WORK TO COMPLETE | The entries below contain a line with "Give me the TikZ source for this diagram." and a line with "(senac) at (559,1573)". Quote exactly those two lines and all lines between them.

RECORDS PROVIDED |
** BEGIN **

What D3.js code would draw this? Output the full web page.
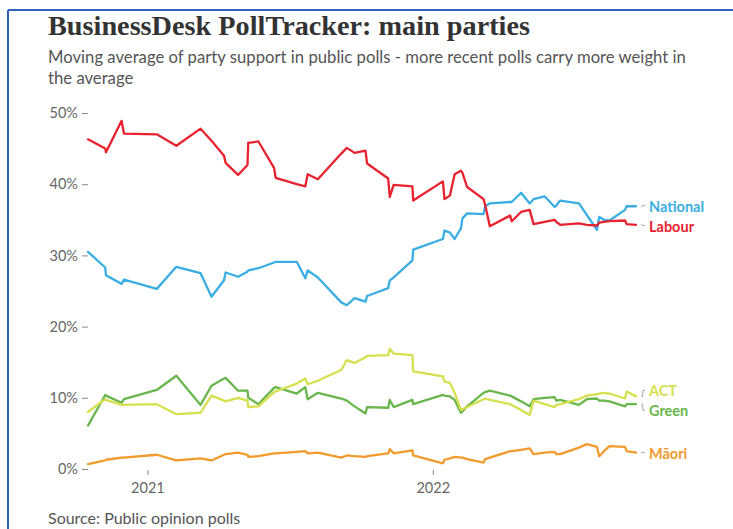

** END **
** BEGIN **

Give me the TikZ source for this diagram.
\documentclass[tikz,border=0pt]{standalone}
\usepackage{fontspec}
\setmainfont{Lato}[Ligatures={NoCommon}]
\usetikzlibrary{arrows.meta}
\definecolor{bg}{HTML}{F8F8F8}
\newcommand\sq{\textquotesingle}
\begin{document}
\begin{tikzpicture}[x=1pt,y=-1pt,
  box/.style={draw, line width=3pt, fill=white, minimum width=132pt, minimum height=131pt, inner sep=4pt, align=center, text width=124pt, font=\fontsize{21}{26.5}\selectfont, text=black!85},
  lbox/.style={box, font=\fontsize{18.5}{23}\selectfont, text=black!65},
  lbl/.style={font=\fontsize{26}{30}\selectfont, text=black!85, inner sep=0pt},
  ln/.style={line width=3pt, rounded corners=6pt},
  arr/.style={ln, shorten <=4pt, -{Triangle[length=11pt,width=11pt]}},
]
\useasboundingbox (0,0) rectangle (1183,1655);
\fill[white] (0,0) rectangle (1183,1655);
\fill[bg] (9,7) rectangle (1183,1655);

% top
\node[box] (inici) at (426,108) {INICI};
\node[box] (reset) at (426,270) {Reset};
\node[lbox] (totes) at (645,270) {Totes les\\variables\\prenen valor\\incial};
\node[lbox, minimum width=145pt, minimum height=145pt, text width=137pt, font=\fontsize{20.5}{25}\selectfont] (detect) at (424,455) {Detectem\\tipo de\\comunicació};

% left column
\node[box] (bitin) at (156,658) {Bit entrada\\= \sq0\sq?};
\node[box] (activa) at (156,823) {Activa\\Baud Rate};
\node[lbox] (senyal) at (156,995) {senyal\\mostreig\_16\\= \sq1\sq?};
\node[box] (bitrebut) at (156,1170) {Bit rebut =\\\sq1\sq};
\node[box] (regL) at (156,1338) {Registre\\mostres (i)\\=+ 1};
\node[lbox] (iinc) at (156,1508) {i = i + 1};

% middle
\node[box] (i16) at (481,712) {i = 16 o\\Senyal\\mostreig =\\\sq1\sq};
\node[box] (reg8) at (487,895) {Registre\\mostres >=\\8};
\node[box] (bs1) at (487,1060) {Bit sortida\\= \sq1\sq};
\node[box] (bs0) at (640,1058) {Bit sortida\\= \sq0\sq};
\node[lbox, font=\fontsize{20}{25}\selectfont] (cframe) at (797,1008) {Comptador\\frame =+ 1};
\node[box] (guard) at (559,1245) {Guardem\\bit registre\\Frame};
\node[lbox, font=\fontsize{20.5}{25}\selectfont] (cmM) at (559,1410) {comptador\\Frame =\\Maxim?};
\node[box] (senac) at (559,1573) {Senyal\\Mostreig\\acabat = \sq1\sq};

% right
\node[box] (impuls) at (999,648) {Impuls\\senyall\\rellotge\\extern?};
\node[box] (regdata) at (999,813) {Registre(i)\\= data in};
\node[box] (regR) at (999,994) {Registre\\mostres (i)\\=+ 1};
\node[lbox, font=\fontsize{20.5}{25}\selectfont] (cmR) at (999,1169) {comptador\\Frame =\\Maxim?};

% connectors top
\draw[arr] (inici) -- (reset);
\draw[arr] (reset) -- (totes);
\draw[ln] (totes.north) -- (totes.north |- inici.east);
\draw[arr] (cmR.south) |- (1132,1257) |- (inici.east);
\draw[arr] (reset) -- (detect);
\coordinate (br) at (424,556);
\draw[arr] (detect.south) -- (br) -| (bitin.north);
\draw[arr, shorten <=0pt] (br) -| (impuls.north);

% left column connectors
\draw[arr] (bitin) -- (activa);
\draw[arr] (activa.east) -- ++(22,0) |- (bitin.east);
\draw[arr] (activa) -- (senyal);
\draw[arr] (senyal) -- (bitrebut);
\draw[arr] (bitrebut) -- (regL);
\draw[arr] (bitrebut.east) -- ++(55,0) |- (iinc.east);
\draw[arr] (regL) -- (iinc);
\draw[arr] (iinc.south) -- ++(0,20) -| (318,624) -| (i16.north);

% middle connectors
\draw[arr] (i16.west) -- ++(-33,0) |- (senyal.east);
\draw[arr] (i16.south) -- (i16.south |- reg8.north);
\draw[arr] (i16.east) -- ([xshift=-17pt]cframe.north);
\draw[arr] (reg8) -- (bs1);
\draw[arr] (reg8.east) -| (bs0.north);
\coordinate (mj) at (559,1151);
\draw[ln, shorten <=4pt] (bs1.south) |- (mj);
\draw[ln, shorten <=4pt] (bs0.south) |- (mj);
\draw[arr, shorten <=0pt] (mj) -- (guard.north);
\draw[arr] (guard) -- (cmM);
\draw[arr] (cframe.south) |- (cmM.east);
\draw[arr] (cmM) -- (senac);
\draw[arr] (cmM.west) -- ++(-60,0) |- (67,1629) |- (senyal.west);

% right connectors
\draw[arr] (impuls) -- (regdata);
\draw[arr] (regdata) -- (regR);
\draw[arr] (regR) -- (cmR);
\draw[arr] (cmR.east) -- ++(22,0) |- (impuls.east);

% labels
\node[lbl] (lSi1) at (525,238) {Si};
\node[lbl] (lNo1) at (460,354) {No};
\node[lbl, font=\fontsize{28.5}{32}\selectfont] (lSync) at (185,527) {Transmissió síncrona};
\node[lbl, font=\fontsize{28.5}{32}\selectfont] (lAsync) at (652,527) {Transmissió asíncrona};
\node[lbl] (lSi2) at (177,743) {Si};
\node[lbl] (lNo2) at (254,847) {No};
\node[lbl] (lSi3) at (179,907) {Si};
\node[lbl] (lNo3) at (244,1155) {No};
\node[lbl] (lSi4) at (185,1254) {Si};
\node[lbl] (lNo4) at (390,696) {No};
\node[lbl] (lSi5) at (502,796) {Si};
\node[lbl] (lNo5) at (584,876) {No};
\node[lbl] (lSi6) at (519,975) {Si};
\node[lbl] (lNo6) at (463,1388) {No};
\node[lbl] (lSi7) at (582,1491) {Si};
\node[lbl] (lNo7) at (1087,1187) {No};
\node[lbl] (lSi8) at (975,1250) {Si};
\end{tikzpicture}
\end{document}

** END **

THE ANSWER |
Give me the TikZ source for this diagram.
\documentclass[tikz,border=0pt]{standalone}
\usepackage{fontspec}
\setmainfont{Lato}[Ligatures={NoCommon}]
\usetikzlibrary{arrows.meta}
\definecolor{bg}{HTML}{F8F8F8}
\newcommand\sq{\textquotesingle}
\begin{document}
\begin{tikzpicture}[x=1pt,y=-1pt,
  box/.style={draw, line width=3pt, fill=white, minimum width=132pt, minimum height=131pt, inner sep=4pt, align=center, text width=124pt, font=\fontsize{21}{26.5}\selectfont, text=black!85},
  lbox/.style={box, font=\fontsize{18.5}{23}\selectfont, text=black!65},
  lbl/.style={font=\fontsize{26}{30}\selectfont, text=black!85, inner sep=0pt},
  ln/.style={line width=3pt, rounded corners=6pt},
  arr/.style={ln, shorten <=4pt, -{Triangle[length=11pt,width=11pt]}},
]
\useasboundingbox (0,0) rectangle (1183,1655);
\fill[white] (0,0) rectangle (1183,1655);
\fill[bg] (9,7) rectangle (1183,1655);

% top
\node[box] (inici) at (426,108) {INICI};
\node[box] (reset) at (426,270) {Reset};
\node[lbox] (totes) at (645,270) {Totes les\\variables\\prenen valor\\incial};
\node[lbox, minimum width=145pt, minimum height=145pt, text width=137pt, font=\fontsize{20.5}{25}\selectfont] (detect) at (424,455) {Detectem\\tipo de\\comunicació};

% left column
\node[box] (bitin) at (156,658) {Bit entrada\\= \sq0\sq?};
\node[box] (activa) at (156,823) {Activa\\Baud Rate};
\node[lbox] (senyal) at (156,995) {senyal\\mostreig\_16\\= \sq1\sq?};
\node[box] (bitrebut) at (156,1170) {Bit rebut =\\\sq1\sq};
\node[box] (regL) at (156,1338) {Registre\\mostres (i)\\=+ 1};
\node[lbox] (iinc) at (156,1508) {i = i + 1};

% middle
\node[box] (i16) at (481,712) {i = 16 o\\Senyal\\mostreig =\\\sq1\sq};
\node[box] (reg8) at (487,895) {Registre\\mostres >=\\8};
\node[box] (bs1) at (487,1060) {Bit sortida\\= \sq1\sq};
\node[box] (bs0) at (640,1058) {Bit sortida\\= \sq0\sq};
\node[lbox, font=\fontsize{20}{25}\selectfont] (cframe) at (797,1008) {Comptador\\frame =+ 1};
\node[box] (guard) at (559,1245) {Guardem\\bit registre\\Frame};
\node[lbox, font=\fontsize{20.5}{25}\selectfont] (cmM) at (559,1410) {comptador\\Frame =\\Maxim?};
\node[box] (senac) at (559,1573) {Senyal\\Mostreig\\acabat = \sq1\sq};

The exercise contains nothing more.